[begin Data provided]

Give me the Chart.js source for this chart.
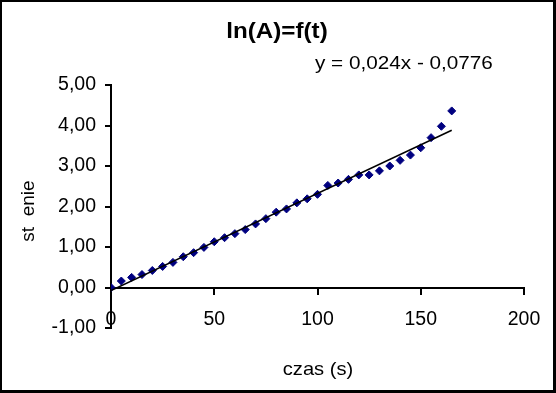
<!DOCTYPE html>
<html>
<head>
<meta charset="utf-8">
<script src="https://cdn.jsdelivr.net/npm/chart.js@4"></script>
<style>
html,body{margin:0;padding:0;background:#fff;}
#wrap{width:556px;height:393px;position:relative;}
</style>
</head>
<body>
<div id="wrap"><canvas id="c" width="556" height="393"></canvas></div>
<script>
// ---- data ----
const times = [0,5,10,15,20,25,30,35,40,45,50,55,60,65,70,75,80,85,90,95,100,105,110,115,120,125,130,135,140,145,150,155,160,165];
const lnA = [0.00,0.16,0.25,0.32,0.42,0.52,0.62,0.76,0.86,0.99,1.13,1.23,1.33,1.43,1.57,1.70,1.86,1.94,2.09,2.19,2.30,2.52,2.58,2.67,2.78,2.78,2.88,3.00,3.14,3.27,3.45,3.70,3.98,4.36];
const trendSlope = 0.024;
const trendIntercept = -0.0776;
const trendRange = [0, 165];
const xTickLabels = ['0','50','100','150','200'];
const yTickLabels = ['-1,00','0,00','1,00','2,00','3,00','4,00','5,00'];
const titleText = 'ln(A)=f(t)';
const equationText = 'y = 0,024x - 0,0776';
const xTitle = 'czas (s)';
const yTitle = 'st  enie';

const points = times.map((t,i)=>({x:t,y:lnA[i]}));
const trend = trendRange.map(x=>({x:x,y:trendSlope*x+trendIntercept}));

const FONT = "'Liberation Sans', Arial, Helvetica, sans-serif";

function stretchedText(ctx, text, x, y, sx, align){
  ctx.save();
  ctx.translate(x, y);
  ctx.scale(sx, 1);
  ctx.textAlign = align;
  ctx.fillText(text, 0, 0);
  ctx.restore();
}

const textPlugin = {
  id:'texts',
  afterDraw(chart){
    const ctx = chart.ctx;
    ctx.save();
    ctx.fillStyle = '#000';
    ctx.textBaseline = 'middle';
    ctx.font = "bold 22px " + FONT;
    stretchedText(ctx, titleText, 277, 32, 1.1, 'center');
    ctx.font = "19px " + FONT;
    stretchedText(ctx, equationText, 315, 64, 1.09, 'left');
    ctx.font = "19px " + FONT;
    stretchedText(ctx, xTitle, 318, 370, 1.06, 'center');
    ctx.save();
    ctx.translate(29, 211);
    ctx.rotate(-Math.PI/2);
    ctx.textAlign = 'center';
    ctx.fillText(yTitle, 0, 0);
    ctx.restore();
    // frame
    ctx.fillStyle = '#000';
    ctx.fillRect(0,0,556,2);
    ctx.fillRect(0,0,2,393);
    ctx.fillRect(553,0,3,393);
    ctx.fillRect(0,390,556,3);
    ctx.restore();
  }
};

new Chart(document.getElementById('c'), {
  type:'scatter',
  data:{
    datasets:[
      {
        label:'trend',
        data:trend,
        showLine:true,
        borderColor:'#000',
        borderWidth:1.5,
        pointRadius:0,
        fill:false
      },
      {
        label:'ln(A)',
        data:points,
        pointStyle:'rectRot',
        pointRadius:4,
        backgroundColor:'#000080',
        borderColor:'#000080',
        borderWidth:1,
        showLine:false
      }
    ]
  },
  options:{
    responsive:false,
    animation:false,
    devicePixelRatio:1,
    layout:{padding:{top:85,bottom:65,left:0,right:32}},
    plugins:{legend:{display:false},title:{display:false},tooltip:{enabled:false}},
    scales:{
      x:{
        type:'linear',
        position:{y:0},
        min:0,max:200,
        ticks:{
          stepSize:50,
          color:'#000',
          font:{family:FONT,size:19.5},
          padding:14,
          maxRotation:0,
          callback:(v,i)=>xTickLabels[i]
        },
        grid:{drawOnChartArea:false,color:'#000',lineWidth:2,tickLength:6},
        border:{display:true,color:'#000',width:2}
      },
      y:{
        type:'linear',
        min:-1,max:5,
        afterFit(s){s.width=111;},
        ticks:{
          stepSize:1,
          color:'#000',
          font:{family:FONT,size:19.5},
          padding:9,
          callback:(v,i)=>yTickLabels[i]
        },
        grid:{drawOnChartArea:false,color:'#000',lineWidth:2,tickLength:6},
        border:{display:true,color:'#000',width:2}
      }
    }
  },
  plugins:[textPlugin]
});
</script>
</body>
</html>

[end Data provided]
[begin Data provided]

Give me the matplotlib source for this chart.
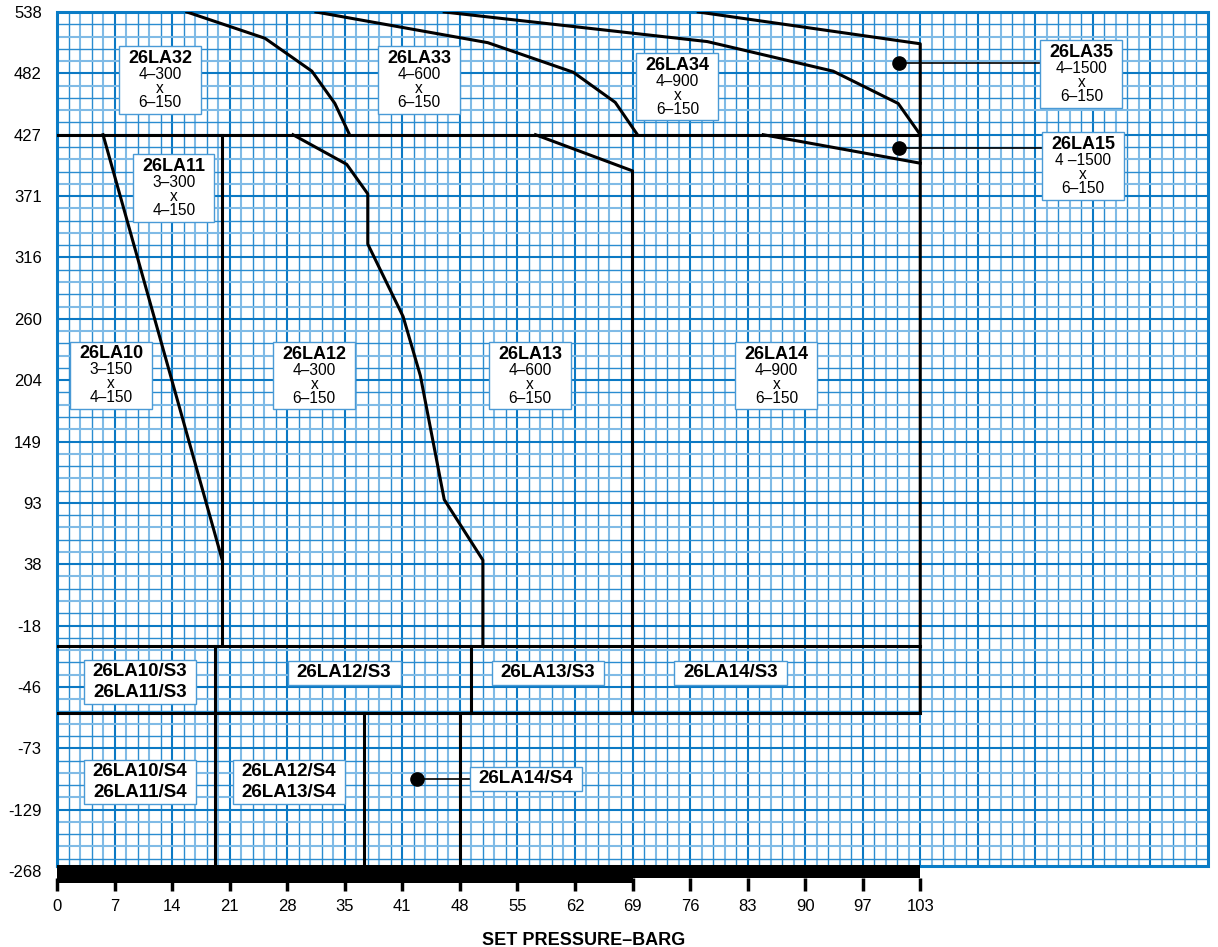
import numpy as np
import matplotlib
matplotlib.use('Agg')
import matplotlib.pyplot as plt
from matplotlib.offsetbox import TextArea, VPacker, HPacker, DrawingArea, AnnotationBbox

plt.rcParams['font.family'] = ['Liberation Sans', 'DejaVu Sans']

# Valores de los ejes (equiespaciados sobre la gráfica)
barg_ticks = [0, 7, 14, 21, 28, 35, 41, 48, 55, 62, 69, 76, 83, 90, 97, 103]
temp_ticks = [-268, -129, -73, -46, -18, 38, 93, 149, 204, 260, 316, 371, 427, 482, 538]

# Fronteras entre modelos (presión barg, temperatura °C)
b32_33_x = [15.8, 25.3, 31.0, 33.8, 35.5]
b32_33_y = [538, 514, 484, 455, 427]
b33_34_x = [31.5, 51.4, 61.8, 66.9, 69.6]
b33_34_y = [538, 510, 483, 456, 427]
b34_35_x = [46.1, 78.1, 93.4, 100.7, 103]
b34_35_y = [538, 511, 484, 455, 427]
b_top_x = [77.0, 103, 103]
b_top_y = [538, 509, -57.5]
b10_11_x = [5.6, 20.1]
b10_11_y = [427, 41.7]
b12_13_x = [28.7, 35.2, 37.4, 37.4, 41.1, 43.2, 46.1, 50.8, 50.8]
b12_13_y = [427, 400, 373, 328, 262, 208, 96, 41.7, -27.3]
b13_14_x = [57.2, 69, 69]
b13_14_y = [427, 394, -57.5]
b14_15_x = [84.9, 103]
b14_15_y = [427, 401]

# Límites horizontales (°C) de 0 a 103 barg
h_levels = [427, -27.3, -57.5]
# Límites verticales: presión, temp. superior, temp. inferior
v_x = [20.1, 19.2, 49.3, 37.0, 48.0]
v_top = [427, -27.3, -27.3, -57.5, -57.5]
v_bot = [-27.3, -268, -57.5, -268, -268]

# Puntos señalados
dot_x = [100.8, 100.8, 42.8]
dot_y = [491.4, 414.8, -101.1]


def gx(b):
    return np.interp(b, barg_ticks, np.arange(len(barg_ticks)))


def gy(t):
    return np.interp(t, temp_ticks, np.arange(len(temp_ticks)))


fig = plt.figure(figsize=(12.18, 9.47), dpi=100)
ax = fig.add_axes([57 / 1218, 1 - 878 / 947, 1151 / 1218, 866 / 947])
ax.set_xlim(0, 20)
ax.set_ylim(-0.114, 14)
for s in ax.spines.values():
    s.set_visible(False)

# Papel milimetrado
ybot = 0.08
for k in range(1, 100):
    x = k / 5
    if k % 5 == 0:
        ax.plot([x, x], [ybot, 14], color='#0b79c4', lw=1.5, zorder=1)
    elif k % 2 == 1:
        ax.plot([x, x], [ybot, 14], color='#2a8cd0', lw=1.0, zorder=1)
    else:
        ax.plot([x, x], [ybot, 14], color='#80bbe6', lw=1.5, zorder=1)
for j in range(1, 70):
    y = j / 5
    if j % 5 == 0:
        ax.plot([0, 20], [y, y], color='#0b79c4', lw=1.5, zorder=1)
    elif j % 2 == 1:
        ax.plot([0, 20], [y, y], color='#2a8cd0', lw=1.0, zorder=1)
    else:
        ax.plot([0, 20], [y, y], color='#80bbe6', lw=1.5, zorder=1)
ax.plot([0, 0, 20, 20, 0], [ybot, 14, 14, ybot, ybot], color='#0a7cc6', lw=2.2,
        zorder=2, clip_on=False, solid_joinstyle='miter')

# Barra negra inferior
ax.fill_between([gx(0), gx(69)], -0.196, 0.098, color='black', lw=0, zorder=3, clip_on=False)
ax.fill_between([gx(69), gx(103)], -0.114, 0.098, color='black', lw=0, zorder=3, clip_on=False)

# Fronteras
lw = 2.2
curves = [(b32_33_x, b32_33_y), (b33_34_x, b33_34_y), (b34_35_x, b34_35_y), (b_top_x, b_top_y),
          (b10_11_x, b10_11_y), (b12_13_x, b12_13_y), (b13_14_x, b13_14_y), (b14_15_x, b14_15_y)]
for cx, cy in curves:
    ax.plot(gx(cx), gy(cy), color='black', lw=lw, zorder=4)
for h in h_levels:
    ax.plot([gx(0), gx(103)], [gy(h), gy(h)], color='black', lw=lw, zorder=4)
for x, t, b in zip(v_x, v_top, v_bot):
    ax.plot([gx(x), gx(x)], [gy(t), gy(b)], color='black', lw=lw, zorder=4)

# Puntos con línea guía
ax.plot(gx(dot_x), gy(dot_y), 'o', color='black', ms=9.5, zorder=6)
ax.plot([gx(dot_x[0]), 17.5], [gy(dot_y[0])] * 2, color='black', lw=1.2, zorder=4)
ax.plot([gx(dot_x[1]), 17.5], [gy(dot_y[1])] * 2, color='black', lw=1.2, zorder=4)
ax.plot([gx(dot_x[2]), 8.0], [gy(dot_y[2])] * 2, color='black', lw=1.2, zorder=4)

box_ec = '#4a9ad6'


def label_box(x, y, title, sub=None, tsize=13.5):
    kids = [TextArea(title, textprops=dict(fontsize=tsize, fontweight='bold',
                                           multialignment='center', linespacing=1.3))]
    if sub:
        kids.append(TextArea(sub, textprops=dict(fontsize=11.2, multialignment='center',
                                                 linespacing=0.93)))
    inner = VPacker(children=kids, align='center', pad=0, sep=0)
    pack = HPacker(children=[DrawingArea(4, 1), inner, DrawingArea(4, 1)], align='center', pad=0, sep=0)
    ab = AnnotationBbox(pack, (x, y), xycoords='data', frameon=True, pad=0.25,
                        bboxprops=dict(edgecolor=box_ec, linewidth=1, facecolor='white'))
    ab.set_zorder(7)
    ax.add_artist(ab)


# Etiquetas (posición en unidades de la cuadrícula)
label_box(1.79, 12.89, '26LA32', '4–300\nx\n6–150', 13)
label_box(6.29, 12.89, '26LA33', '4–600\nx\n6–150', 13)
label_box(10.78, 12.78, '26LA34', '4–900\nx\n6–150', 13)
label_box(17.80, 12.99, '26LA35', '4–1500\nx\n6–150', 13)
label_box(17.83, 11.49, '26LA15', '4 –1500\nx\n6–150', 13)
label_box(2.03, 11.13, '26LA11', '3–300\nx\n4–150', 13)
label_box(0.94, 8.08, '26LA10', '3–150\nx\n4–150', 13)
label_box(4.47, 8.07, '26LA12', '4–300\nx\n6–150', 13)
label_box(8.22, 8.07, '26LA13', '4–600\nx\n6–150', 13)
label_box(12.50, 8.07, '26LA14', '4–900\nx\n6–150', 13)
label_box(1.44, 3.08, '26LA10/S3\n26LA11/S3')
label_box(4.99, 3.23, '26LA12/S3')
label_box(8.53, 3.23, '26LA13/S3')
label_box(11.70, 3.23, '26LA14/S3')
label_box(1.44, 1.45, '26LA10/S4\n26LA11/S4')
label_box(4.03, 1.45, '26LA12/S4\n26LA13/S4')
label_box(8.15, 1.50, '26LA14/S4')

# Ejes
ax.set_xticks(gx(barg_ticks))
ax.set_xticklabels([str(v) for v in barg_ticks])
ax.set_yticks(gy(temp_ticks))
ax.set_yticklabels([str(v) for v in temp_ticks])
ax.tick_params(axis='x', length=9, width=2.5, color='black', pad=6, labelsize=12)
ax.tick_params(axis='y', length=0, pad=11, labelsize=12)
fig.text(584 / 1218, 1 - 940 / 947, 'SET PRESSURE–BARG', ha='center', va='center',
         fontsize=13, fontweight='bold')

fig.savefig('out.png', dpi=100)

[end Data provided]
[begin Data provided]

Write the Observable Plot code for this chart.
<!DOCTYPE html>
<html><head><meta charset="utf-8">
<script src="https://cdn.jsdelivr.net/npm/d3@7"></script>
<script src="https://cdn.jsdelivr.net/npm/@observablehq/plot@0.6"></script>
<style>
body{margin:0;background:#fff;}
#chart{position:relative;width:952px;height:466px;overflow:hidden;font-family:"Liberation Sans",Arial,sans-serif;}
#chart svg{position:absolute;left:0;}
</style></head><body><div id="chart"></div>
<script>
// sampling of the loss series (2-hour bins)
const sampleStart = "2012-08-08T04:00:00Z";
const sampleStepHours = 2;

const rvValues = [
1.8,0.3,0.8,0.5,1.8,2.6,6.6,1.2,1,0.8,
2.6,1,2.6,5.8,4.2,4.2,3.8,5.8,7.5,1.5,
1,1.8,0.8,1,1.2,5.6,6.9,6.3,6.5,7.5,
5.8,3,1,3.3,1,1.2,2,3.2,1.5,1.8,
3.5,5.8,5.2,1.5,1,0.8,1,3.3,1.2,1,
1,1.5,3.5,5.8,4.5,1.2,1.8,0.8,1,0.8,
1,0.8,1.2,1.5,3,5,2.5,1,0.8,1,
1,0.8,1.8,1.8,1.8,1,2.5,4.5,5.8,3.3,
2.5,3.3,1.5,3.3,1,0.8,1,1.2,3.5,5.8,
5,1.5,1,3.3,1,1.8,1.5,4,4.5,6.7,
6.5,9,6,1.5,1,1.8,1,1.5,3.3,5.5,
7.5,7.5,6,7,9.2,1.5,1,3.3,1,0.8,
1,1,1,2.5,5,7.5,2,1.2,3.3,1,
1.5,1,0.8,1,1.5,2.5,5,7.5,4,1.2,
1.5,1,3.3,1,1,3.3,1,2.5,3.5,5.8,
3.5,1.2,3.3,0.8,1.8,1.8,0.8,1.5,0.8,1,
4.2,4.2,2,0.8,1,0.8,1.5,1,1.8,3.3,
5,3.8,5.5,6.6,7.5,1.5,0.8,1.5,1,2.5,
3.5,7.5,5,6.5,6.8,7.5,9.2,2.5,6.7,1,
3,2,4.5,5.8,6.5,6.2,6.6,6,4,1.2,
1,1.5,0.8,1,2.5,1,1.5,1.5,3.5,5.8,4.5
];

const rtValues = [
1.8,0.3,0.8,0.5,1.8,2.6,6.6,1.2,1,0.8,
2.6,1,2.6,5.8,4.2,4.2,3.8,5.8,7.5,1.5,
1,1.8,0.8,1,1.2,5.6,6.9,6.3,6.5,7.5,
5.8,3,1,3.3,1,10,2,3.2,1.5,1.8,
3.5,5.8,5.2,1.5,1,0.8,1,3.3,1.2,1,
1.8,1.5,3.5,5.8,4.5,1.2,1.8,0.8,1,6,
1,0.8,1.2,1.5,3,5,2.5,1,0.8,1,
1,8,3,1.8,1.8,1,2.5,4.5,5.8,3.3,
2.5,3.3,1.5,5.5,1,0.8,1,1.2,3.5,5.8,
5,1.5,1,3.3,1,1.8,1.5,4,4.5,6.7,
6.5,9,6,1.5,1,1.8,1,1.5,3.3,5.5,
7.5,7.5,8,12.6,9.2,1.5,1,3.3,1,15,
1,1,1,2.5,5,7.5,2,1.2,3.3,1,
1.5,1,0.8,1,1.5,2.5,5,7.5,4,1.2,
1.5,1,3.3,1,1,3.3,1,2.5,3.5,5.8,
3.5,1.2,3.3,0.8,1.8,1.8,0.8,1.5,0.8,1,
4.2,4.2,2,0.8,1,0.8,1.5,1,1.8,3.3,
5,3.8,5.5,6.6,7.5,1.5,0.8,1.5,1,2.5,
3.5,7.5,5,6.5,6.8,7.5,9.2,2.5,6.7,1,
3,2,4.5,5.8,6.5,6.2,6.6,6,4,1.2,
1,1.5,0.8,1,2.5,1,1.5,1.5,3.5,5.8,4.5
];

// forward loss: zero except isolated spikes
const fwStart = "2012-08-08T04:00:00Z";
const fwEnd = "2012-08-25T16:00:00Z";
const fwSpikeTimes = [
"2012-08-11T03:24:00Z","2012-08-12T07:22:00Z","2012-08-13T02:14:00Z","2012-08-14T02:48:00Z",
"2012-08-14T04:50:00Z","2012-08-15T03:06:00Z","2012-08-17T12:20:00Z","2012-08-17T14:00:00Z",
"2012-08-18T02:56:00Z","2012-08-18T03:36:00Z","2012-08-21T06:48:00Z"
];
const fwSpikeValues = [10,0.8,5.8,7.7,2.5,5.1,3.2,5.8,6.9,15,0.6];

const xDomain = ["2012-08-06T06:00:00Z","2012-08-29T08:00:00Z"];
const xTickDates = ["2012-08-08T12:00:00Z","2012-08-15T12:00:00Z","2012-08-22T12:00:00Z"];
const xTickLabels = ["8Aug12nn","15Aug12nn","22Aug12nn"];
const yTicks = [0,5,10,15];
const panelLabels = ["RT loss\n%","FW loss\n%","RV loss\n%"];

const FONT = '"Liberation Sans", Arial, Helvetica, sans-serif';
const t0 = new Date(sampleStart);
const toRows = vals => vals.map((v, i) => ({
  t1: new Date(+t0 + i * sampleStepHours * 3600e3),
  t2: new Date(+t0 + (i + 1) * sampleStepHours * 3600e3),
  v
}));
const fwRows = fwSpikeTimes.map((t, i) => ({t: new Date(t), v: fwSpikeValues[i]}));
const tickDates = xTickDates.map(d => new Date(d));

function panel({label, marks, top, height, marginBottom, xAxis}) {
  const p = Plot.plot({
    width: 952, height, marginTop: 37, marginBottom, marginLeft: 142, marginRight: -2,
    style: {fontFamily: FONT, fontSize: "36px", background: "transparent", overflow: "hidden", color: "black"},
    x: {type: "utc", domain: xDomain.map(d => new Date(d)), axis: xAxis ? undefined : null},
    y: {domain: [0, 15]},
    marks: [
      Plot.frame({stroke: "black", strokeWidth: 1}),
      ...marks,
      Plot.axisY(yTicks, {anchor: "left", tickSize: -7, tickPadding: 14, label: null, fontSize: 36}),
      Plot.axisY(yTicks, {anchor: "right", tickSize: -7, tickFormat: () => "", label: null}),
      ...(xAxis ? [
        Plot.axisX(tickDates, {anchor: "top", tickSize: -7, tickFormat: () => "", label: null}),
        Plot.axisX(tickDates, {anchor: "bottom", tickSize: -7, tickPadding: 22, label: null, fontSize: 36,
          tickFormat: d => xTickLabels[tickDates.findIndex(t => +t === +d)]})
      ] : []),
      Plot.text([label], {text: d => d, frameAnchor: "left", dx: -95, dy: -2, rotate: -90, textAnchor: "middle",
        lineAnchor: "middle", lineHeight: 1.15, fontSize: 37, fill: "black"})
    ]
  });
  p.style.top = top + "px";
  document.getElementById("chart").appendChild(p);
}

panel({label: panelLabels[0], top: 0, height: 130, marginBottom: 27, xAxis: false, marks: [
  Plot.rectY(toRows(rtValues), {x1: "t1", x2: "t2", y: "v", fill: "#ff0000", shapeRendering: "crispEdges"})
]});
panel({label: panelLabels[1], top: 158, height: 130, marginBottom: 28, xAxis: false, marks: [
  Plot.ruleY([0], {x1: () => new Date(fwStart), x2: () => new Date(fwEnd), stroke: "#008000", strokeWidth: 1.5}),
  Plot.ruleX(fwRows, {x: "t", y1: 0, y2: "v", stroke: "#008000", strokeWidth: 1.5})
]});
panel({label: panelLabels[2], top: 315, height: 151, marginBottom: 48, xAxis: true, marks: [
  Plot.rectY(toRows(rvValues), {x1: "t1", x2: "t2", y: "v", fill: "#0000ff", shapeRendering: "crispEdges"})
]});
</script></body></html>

[end Data provided]

Objective:
Go to the line containing "Give me the matplotlib source for this chart." and copy exactly from there through the line containing "427, 482, 538]", both included, and nothing more. Pictures are excluded.

Complete response:
Give me the matplotlib source for this chart.
import numpy as np
import matplotlib
matplotlib.use('Agg')
import matplotlib.pyplot as plt
from matplotlib.offsetbox import TextArea, VPacker, HPacker, DrawingArea, AnnotationBbox

plt.rcParams['font.family'] = ['Liberation Sans', 'DejaVu Sans']

# Valores de los ejes (equiespaciados sobre la gráfica)
barg_ticks = [0, 7, 14, 21, 28, 35, 41, 48, 55, 62, 69, 76, 83, 90, 97, 103]
temp_ticks = [-268, -129, -73, -46, -18, 38, 93, 149, 204, 260, 316, 371, 427, 482, 538]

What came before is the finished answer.